Yount KM, Halim N, Schuler SR, Head S. Demography 2013; 50(1): 333-357.

Affiliation

Hubert Department of Global Health and Department of Sociology, Emory University, 1518 Clifton Rd. NE, Atlanta, GA, 30322, USA, kyount@emory.edu.

Copyright

(Copyright © 2013, Population Association of America, Publisher Holtzbrinck Springer Nature Publishing Group)

DOI

10.1007/s13524-012-0143-7

PMID

22956416

Abstract

According to the Demographic and Health Surveys (DHS) in poorer countries, 50 % of women of reproductive age report that wife hitting or beating is justified. Such high rates may result from structural pressures to adopt such views or to report the perceived socially desirable response.
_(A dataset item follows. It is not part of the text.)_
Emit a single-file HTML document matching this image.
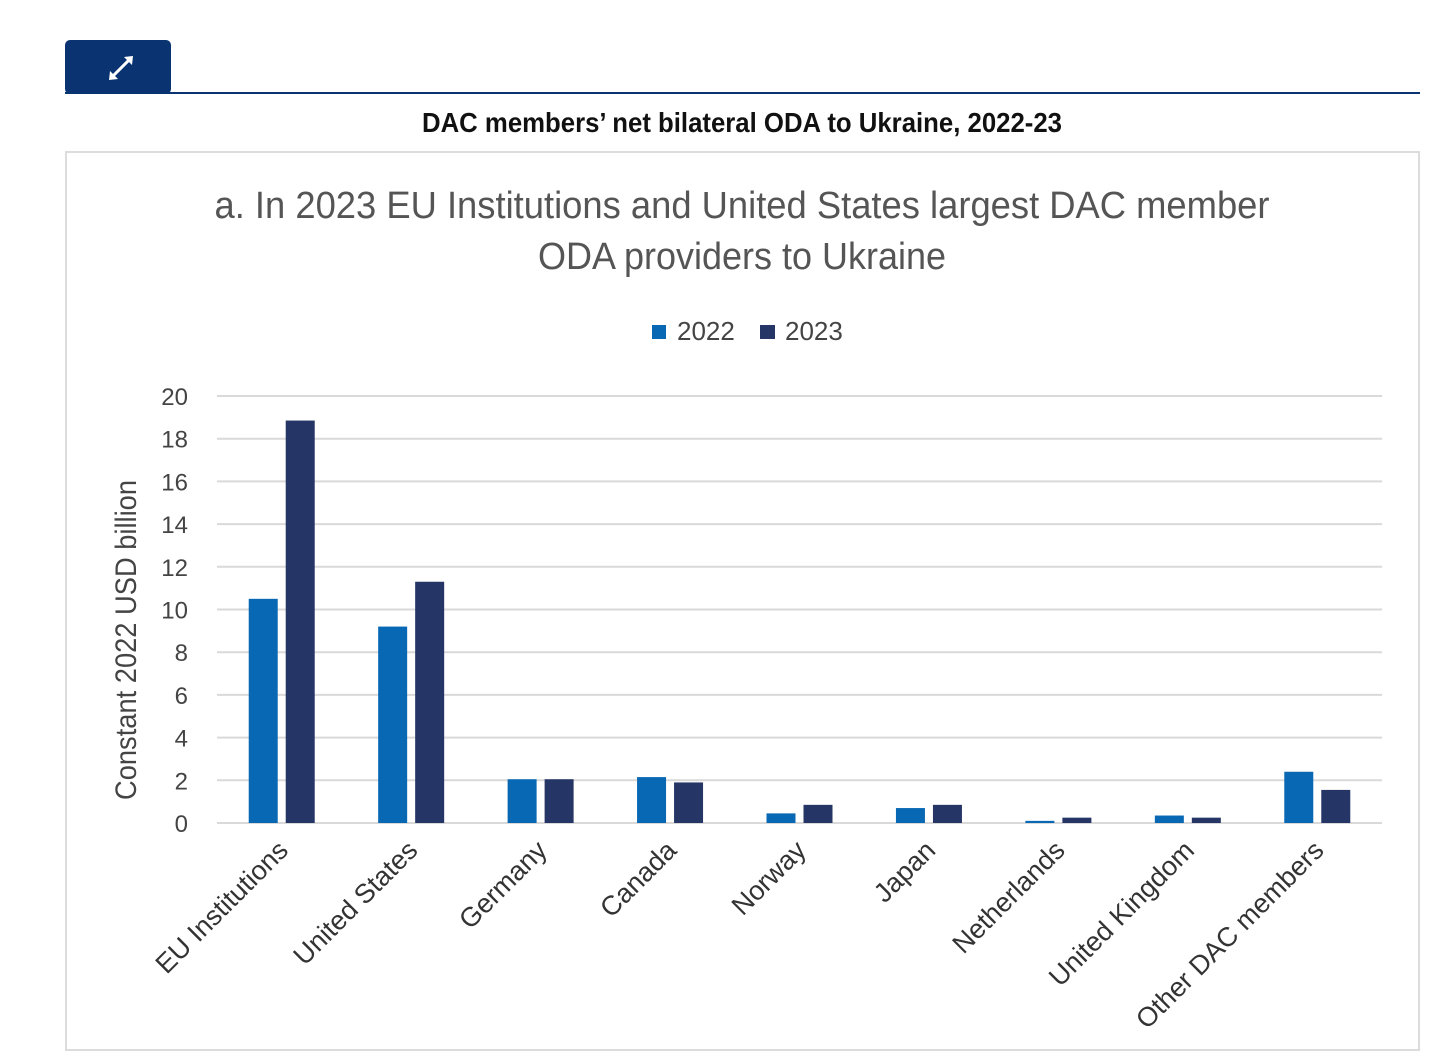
<!DOCTYPE html>
<html><head><meta charset="utf-8"><style>
body{margin:0;background:#fff;width:1456px;height:1061px;overflow:hidden;font-family:"Liberation Sans",sans-serif}
svg{position:absolute;left:0;top:0}
</style></head><body>
<svg width="1456" height="1061">
<rect x="65" y="40" width="106" height="54" rx="5" fill="#0a3371"/>
<g stroke="#fff" stroke-width="3" fill="#fff">
<line x1="112" y1="77" x2="130" y2="59"/>
<polygon points="133,56 124,57 132,65" stroke="none"/>
<polygon points="109,80 110,71 118,79" stroke="none"/>
</g>
<line x1="65" y1="93" x2="1420" y2="93" stroke="#0a3371" stroke-width="2"/>
<text x="742" y="132" text-anchor="middle" font-size="28" font-weight="bold" textLength="640" lengthAdjust="spacingAndGlyphs" fill="#111">DAC members’ net bilateral ODA to Ukraine, 2022-23</text>
<rect x="66" y="152" width="1353" height="898" fill="none" stroke="#dcdcdc" stroke-width="2"/>
<text x="742" y="218" text-anchor="middle" font-size="38" fill="#555" textLength="1055" lengthAdjust="spacingAndGlyphs">a. In 2023 EU Institutions and United States largest DAC member</text>
<text x="742" y="269" text-anchor="middle" font-size="38" fill="#555" textLength="408" lengthAdjust="spacingAndGlyphs">ODA providers to Ukraine</text>
<g>
<rect x="652" y="325" width="14" height="14" fill="#0868b4"/>
<text x="677" y="340" font-size="26" fill="#444">2022</text>
<rect x="760" y="325" width="15" height="14" fill="#253565"/>
<text x="785" y="340" font-size="26" fill="#444">2023</text>
</g>
<text transform="translate(136,640) rotate(-90)" text-anchor="middle" font-size="30" fill="#444" textLength="320" lengthAdjust="spacingAndGlyphs">Constant 2022 USD billion</text>
<g id="plot"></g>
</svg>
<script>
const categories=["EU Institutions","United States","Germany","Canada","Norway","Japan","Netherlands","United Kingdom","Other DAC members"];
const values2022=[10.5,9.2,2.05,2.15,0.45,0.7,0.1,0.35,2.4];
const values2023=[18.85,11.3,2.05,1.9,0.85,0.85,0.25,0.25,1.55];
const yTicks=[0,2,4,6,8,10,12,14,16,18,20];
const NS="http://www.w3.org/2000/svg";
const g=document.getElementById('plot');
const x0=217,x1=1382,y0=823,y1=396,yMax=20;
const y=v=>y0-(v/yMax)*(y0-y1);
const band=(x1-x0)/categories.length;
const cx=i=>x0+band*(i+0.5);
function mk(t,a){const e=document.createElementNS(NS,t);for(const k in a)e.setAttribute(k,a[k]);g.appendChild(e);return e;}
yTicks.forEach(t=>{
 const l=mk('line',{x1:x0,x2:x1,y1:y(t),y2:y(t),stroke:'#d9d9d9','stroke-width':2});
 
 
 const tx=mk('text',{x:188,y:y(t)+9,'text-anchor':'end','font-size':24,fill:'#444'});
 tx.textContent=t;
 
 
});
const bw=29,gap=8;
categories.forEach((c,i)=>{
 const b1=mk('rect',{x:cx(i)-gap/2-bw,y:y(values2022[i]),width:bw,height:y0-y(values2022[i]),fill:'#0868b4'});
 
 
 const b2=mk('rect',{x:cx(i)+gap/2,y:y(values2023[i]),width:bw,height:y0-y(values2023[i]),fill:'#253565'});
 
 
 const t=mk('text',{transform:`translate(${cx(i)+8},852) rotate(-45)`,'text-anchor':'end','font-size':27,fill:'#333'});
 t.textContent=c;
 
 
});
</script>
</body></html>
In a survey experiment of 496 ever-married women aged 18-49 years in rural Bangladesh, we compared responses to attitudinal questions that (1) replicated the 2007 Bangladesh DHS wording and portrayed the wife as transgressive for unstated reasons with elaborations depicting her as (2) unintentionally and (3) willfully transgressive. The probabilities of justifying wife hitting or beating were consistently low for unintended transgressions (.01-.08). Willful transgressions yielded higher probabilities (.40-.70), which resembled those based on the DHS wording (.38-.57). Cognitive interviews illustrated that village women held diverse views, which were attributed to social change. Also, ambiguity in the DHS questions may have led some women to interpret them according to perceived gender norms and to give the socially desirable response of justified. Results inform modifications to these DHS questions and identify women for ideational-change interventions.